Toward the end of the book, Breton identified two Nadja’s: the inspirational Nadja, and the troubled, toxic one. He asked himself which one was the real Nadja. I’d like to believe there was room inside of Nadja for both, but due to my own experiences in life, my intuition is at odds with this. The optimist in me wants to believe in the magical Nadja, the one who can predict which windows will light up red. The optimist wants to believe in the wild reckless Nadja, pressing her foot on the accelerator while blindfolding the driver. But the pessimist in me reluctantly believes that Nadja was simply giving Breton what she thought he wanted. The pessimist in me sees Nadja manipulating Breton, like some kind of poor man’s femme fatale. I can’t help but wonder if Nadja even cared for Breton at all, and I’m sure Breton wondered this as well.

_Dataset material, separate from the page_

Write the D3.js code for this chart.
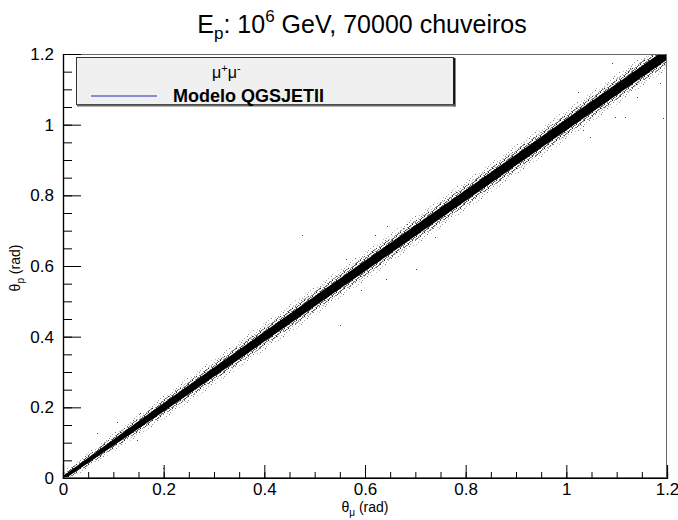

In 1999, when reading Nadja in a class on surrealism at Portland State, my classmates were quick to condemn Breton for not visiting Nadja at the asylum. This sort of criticism could only come from those who have never had the weight of loving someone with a mental illness. What more could Breton have done to help Nadja? And, more importantly, how close can someone get to the chaos before they are permanently damaged by it? In this case, Breton did what was right for himself. Sometimes, those like Nadja truly cannot be reached. They get locked up, or maybe they kill themselves, or more often they hurt those around them. Nadja is not a surrealist romance. There is no happy ending where Breton saves Nadja from the asylum. He is not some knight in shining armor, and Nadja is not a damsel in distress.

Thinking of Nadja now, I am reminded of Cass from Charles Bukowski’s story “The Most Beautiful Woman in Town.” Cass was determined to destroy herself. She self-mutilated, sticking needles through her face, and tried to slit her own throat with a broken bottle. Bukowski's compassion was meaningless to her. He couldn’t stop her from self-destructing. It's hard to believe these two men, Bukowski and Breton, could have had anything in common. What they did have in common was their compassion for those shattered and damaged by the world. The official image of Breton is of a stern upholder of “Surrealist Law,” but I think the real world Breton, which has always been right there in front of the reader’s eyes, is the one that gets forgotten in the history books. And I think it’s the Breton I identify with most.